### To be done
Only the lines from the start of the entries up to and including the line with "ytick_labels = ['0', '0.05', '0.1', '0.15', '0.2', '0.25']" should be written out, exactly as they stand.

Stored records:
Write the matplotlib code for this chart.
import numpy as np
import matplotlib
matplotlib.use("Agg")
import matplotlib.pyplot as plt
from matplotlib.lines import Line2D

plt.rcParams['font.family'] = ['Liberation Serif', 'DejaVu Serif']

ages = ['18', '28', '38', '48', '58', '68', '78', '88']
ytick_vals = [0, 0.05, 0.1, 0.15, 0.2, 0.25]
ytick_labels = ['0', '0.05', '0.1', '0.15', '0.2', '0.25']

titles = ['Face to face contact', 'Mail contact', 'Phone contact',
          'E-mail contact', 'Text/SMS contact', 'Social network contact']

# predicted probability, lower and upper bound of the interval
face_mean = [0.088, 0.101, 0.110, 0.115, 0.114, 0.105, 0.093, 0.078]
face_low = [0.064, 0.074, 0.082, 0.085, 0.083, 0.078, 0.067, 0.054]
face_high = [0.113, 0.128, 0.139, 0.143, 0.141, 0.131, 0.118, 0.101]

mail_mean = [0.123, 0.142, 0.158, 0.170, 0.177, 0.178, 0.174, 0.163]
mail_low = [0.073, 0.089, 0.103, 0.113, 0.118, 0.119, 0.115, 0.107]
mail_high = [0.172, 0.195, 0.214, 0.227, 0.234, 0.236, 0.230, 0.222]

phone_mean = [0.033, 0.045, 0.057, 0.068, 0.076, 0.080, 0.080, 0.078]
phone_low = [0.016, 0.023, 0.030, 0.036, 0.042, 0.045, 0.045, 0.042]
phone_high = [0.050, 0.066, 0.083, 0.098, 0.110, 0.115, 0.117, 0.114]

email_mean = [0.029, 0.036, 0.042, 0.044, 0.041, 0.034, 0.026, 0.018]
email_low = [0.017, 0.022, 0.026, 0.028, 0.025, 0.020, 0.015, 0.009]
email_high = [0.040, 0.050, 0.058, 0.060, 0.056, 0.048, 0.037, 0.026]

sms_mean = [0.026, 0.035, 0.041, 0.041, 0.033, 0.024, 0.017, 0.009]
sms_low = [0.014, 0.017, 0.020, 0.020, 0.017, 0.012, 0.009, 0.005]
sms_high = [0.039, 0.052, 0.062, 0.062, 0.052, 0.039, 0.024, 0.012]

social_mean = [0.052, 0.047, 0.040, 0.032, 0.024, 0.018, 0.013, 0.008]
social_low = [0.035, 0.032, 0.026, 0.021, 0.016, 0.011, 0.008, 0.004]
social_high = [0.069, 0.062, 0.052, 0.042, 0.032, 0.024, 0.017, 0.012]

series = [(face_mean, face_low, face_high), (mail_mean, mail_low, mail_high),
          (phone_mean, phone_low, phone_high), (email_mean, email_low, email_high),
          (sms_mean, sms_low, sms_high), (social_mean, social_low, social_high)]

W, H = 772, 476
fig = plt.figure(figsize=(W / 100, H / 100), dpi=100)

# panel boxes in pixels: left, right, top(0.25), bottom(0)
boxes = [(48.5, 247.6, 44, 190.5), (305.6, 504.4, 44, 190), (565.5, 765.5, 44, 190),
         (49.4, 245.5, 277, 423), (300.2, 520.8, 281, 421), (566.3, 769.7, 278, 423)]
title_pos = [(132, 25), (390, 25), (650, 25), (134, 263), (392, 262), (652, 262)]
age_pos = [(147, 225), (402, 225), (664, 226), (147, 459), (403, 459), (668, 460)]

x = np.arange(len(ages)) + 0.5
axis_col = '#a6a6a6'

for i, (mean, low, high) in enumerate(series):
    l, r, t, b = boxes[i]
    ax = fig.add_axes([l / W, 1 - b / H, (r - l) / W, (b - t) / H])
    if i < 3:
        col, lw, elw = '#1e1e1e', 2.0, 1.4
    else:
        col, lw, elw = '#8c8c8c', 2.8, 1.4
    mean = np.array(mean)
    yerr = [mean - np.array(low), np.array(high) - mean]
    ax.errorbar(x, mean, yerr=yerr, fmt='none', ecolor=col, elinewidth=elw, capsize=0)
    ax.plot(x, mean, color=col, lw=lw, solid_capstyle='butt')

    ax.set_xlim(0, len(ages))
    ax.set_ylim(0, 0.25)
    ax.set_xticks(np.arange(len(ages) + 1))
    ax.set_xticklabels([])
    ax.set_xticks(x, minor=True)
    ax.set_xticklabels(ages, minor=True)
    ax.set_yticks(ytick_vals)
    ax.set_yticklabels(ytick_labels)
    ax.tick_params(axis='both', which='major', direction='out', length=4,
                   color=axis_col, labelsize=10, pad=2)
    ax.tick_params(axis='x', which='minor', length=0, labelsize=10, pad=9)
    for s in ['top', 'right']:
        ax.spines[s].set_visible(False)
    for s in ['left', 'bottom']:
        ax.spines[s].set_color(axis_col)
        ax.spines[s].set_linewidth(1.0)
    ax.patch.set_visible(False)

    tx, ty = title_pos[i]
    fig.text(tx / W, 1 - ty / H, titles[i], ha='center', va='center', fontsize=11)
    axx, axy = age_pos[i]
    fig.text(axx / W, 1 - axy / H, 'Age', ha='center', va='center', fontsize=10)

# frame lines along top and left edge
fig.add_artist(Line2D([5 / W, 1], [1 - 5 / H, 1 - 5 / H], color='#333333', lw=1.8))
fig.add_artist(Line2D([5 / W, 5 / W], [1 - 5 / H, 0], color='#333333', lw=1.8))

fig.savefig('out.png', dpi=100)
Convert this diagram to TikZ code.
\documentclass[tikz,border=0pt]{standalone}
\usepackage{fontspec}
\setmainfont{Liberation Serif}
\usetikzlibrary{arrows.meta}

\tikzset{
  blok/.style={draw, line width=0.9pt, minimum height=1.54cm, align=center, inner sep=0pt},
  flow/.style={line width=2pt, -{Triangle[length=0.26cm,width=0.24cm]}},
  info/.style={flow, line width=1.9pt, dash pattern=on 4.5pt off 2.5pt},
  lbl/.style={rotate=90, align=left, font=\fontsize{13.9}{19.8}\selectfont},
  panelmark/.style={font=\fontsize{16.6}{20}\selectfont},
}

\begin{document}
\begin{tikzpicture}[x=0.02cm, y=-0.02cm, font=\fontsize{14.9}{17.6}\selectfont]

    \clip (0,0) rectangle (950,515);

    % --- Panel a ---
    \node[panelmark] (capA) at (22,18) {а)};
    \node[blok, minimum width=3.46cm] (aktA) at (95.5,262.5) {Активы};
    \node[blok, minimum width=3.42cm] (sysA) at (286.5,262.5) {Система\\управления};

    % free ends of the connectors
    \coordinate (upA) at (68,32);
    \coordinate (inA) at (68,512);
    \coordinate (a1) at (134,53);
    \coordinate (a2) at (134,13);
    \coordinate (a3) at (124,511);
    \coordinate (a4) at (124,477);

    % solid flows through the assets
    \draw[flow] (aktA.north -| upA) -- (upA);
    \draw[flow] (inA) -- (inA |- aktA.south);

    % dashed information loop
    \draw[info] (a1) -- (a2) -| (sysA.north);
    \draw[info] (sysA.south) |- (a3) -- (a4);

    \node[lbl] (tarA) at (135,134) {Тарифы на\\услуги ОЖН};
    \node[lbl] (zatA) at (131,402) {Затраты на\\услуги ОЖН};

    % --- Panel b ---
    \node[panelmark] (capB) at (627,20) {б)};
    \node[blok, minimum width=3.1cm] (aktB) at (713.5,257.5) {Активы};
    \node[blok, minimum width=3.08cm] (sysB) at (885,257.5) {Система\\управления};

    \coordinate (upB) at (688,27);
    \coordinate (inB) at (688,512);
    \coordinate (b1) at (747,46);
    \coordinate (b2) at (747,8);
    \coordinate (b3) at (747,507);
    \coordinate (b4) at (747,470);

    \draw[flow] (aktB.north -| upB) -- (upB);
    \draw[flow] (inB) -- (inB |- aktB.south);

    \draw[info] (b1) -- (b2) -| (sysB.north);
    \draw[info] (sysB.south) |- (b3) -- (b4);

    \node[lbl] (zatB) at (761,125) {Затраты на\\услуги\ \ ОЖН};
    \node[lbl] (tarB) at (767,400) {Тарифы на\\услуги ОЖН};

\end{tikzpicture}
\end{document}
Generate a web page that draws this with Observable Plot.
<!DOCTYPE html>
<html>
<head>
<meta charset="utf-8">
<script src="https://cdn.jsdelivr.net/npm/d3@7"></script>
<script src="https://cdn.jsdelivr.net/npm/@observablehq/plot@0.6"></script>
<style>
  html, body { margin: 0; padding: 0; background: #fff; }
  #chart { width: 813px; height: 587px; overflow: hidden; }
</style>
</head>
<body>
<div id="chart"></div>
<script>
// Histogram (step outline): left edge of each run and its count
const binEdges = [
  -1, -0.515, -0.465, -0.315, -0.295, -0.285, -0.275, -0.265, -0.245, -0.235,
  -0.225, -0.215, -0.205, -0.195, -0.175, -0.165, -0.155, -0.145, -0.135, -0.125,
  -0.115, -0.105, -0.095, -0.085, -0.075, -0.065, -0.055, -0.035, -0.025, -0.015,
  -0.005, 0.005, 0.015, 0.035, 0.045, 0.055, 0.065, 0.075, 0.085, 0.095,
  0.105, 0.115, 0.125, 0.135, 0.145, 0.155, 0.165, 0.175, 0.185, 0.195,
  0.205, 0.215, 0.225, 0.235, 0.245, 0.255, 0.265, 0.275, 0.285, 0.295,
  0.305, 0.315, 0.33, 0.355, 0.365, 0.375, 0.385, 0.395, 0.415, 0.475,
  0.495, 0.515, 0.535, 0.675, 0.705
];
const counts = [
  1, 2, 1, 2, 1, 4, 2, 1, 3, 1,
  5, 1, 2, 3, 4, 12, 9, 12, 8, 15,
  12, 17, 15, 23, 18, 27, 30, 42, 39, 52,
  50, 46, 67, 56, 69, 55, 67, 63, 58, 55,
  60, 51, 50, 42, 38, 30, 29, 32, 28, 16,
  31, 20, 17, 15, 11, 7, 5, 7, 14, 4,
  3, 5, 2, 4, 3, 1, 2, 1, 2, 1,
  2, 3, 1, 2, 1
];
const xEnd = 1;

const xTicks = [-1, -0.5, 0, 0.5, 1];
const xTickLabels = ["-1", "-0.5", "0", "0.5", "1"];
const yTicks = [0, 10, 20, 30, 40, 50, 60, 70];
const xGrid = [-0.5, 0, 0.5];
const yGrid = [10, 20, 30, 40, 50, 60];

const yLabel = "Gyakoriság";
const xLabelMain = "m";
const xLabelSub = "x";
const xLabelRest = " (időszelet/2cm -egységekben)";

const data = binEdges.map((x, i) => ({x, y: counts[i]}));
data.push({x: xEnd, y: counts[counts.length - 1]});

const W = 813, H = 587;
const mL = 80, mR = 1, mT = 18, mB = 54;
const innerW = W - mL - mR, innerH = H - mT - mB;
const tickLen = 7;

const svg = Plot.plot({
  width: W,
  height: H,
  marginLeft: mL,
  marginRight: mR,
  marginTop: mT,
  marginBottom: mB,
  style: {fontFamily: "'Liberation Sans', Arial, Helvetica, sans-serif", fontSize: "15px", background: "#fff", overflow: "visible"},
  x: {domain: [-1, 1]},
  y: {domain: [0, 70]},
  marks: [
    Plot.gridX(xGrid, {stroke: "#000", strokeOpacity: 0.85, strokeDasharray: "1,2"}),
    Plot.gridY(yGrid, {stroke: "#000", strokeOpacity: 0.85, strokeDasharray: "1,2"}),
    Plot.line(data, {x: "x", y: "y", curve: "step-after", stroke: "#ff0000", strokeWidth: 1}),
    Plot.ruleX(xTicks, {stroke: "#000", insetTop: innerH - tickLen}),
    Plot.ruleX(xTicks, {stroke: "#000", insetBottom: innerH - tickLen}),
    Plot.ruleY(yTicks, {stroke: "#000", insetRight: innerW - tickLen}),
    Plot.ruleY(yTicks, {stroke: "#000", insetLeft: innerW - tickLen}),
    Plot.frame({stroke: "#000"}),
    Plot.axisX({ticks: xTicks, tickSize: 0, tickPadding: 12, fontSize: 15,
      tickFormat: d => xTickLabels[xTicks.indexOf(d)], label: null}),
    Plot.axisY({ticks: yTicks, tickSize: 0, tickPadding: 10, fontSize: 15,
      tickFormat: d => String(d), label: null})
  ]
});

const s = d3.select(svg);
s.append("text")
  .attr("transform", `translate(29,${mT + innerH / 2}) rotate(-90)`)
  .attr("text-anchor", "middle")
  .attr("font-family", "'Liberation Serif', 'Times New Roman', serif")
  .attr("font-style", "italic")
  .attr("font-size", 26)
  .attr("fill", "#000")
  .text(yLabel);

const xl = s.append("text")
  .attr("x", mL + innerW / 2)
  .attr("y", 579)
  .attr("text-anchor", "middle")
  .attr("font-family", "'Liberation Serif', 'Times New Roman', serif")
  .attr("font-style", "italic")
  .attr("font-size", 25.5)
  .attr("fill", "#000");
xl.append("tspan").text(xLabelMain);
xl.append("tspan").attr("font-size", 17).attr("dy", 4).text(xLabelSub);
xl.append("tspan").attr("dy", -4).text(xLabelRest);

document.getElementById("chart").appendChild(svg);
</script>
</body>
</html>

### Worked answer
Write the matplotlib code for this chart.
import numpy as np
import matplotlib
matplotlib.use("Agg")
import matplotlib.pyplot as plt
from matplotlib.lines import Line2D

plt.rcParams['font.family'] = ['Liberation Serif', 'DejaVu Serif']

ages = ['18', '28', '38', '48', '58', '68', '78', '88']
ytick_vals = [0, 0.05, 0.1, 0.15, 0.2, 0.25]
ytick_labels = ['0', '0.05', '0.1', '0.15', '0.2', '0.25']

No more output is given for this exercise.